__Dataset section__:
'''
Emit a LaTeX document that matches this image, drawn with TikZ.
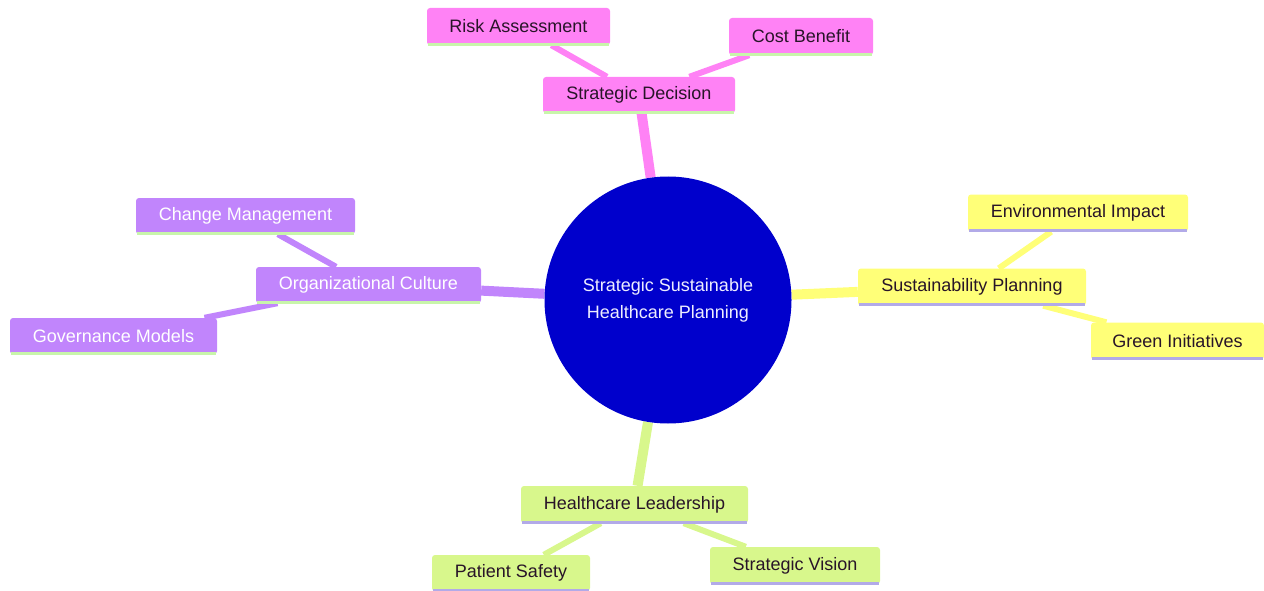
\documentclass[tikz,border=0pt]{standalone}
\usepackage{fontspec}
\setmainfont{Liberation Sans}
\usetikzlibrary{backgrounds}
\definecolor{pinkc}{RGB}{255,130,245}
\definecolor{yellowc}{RGB}{255,255,120}
\definecolor{purplec}{RGB}{193,133,252}
\definecolor{limec}{RGB}{216,247,140}
\definecolor{bluec}{RGB}{0,0,204}
\definecolor{stripegreen}{RGB}{200,245,170}
\definecolor{stripelav}{RGB}{178,170,232}
\definecolor{darktext}{RGB}{40,20,40}
\tikzset{
  box/.style={rounded corners=3pt, inner sep=0pt, font=\fontsize{18}{21}\selectfont, text=darktext},
  pinkbox/.style={box, fill=pinkc},
  yellowbox/.style={box, fill=yellowc},
  purplebox/.style={box, fill=purplec, text=white},
  limebox/.style={box, fill=limec},
  mainedge/.style={line width=10pt},
  subedge/.style={line width=6pt},
  stripe/.style={line width=3pt},
}
\begin{document}
\begin{tikzpicture}[x=1pt,y=-1pt]
\useasboundingbox (0,0) rectangle (1264,591);
% center
\node[circle, fill=bluec, minimum size=247pt, inner sep=0pt, text=white!93!blue,
      font=\fontsize{18}{27}\selectfont, align=center] (c) at (668,300)
      {Strategic Sustainable\\Healthcare Planning};
% pink branch
\node[pinkbox, minimum width=192pt, minimum height=36pt] (sd) at (639,95) {Strategic Decision};
\node[pinkbox, minimum width=183pt, minimum height=37pt] (ra) at (518.5,26.5) {Risk Assessment};
\node[pinkbox, minimum width=144pt, minimum height=37pt] (cb) at (801,36.5) {Cost Benefit};
% yellow branch
\node[yellowbox, minimum width=228pt, minimum height=37pt] (sp) at (972,287) {Sustainability Planning};
\node[yellowbox, minimum width=220pt, minimum height=37pt] (ei) at (1078,213) {Environmental Impact};
\node[yellowbox, minimum width=173pt, minimum height=37pt] (gi) at (1177.5,341) {Green Initiatives};
% purple branch
\node[purplebox, minimum width=225pt, minimum height=36pt] (oc) at (368.5,285) {Organizational Culture};
\node[purplebox, minimum width=219pt, minimum height=36pt] (cm) at (245.5,216) {Change Management};
\node[purplebox, minimum width=207pt, minimum height=36pt] (gm) at (113.5,336) {Governance Models};
% lime branch
\node[limebox, minimum width=227pt, minimum height=37pt] (hl) at (634.5,504.5) {Healthcare Leadership};
\node[limebox, minimum width=158pt, minimum height=36pt] (ps) at (511,573) {Patient Safety};
\node[limebox, minimum width=170pt, minimum height=37pt] (sv) at (795,565.5) {Strategic Vision};
% bottom stripes
\foreach \n/\col in {sd/stripegreen, ra/stripegreen, cb/stripegreen,
                     oc/stripegreen, cm/stripegreen, gm/stripegreen,
                     sp/stripelav, ei/stripelav, gi/stripelav,
                     hl/stripelav, ps/stripelav, sv/stripelav}
  \draw[stripe, \col] ([xshift=1pt,yshift=1pt]\n.south west) -- ([xshift=-1pt,yshift=1pt]\n.south east);
% edges
\begin{scope}[on background layer]
  \draw[mainedge, pinkc] (c) -- (sd);
  \draw[subedge, pinkc] (sd) -- (ra);
  \draw[subedge, pinkc] (sd) -- (cb);
  \draw[mainedge, yellowc] (c) -- (sp);
  \draw[subedge, yellowc] (sp) -- (ei);
  \draw[subedge, yellowc] (sp) -- (gi);
  \draw[mainedge, purplec] (c) -- (oc);
  \draw[subedge, purplec] (oc) -- (cm);
  \draw[subedge, purplec] (oc) -- (gm);
  \draw[mainedge, limec] (c) -- (hl);
  \draw[subedge, limec] (hl) -- (ps);
  \draw[subedge, limec] (hl) -- (sv);
\end{scope}
\end{tikzpicture}
\end{document}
'''
__Task goal__: Reproduce every line exactly and omit all pictures.

__Result for this task__:
Emit a LaTeX document that matches this image, drawn with TikZ.
\documentclass[tikz,border=0pt]{standalone}
\usepackage{fontspec}
\setmainfont{Liberation Sans}
\usetikzlibrary{backgrounds}
\definecolor{pinkc}{RGB}{255,130,245}
\definecolor{yellowc}{RGB}{255,255,120}
\definecolor{purplec}{RGB}{193,133,252}
\definecolor{limec}{RGB}{216,247,140}
\definecolor{bluec}{RGB}{0,0,204}
\definecolor{stripegreen}{RGB}{200,245,170}
\definecolor{stripelav}{RGB}{178,170,232}
\definecolor{darktext}{RGB}{40,20,40}
\tikzset{
  box/.style={rounded corners=3pt, inner sep=0pt, font=\fontsize{18}{21}\selectfont, text=darktext},
  pinkbox/.style={box, fill=pinkc},
  yellowbox/.style={box, fill=yellowc},
  purplebox/.style={box, fill=purplec, text=white},
  limebox/.style={box, fill=limec},
  mainedge/.style={line width=10pt},
  subedge/.style={line width=6pt},
  stripe/.style={line width=3pt},
}
\begin{document}
\begin{tikzpicture}[x=1pt,y=-1pt]
\useasboundingbox (0,0) rectangle (1264,591);
% center
\node[circle, fill=bluec, minimum size=247pt, inner sep=0pt, text=white!93!blue,
      font=\fontsize{18}{27}\selectfont, align=center] (c) at (668,300)
      {Strategic Sustainable\\Healthcare Planning};
% pink branch
\node[pinkbox, minimum width=192pt, minimum height=36pt] (sd) at (639,95) {Strategic Decision};
\node[pinkbox, minimum width=183pt, minimum height=37pt] (ra) at (518.5,26.5) {Risk Assessment};
\node[pinkbox, minimum width=144pt, minimum height=37pt] (cb) at (801,36.5) {Cost Benefit};
% yellow branch
\node[yellowbox, minimum width=228pt, minimum height=37pt] (sp) at (972,287) {Sustainability Planning};
\node[yellowbox, minimum width=220pt, minimum height=37pt] (ei) at (1078,213) {Environmental Impact};
\node[yellowbox, minimum width=173pt, minimum height=37pt] (gi) at (1177.5,341) {Green Initiatives};
% purple branch
\node[purplebox, minimum width=225pt, minimum height=36pt] (oc) at (368.5,285) {Organizational Culture};
\node[purplebox, minimum width=219pt, minimum height=36pt] (cm) at (245.5,216) {Change Management};
\node[purplebox, minimum width=207pt, minimum height=36pt] (gm) at (113.5,336) {Governance Models};
% lime branch
\node[limebox, minimum width=227pt, minimum height=37pt] (hl) at (634.5,504.5) {Healthcare Leadership};
\node[limebox, minimum width=158pt, minimum height=36pt] (ps) at (511,573) {Patient Safety};
\node[limebox, minimum width=170pt, minimum height=37pt] (sv) at (795,565.5) {Strategic Vision};
% bottom stripes
\foreach \n/\col in {sd/stripegreen, ra/stripegreen, cb/stripegreen,
                     oc/stripegreen, cm/stripegreen, gm/stripegreen,
                     sp/stripelav, ei/stripelav, gi/stripelav,
                     hl/stripelav, ps/stripelav, sv/stripelav}
  \draw[stripe, \col] ([xshift=1pt,yshift=1pt]\n.south west) -- ([xshift=-1pt,yshift=1pt]\n.south east);
% edges
\begin{scope}[on background layer]
  \draw[mainedge, pinkc] (c) -- (sd);
  \draw[subedge, pinkc] (sd) -- (ra);
  \draw[subedge, pinkc] (sd) -- (cb);
  \draw[mainedge, yellowc] (c) -- (sp);
  \draw[subedge, yellowc] (sp) -- (ei);
  \draw[subedge, yellowc] (sp) -- (gi);
  \draw[mainedge, purplec] (c) -- (oc);
  \draw[subedge, purplec] (oc) -- (cm);
  \draw[subedge, purplec] (oc) -- (gm);
  \draw[mainedge, limec] (c) -- (hl);
  \draw[subedge, limec] (hl) -- (ps);
  \draw[subedge, limec] (hl) -- (sv);
\end{scope}
\end{tikzpicture}
\end{document}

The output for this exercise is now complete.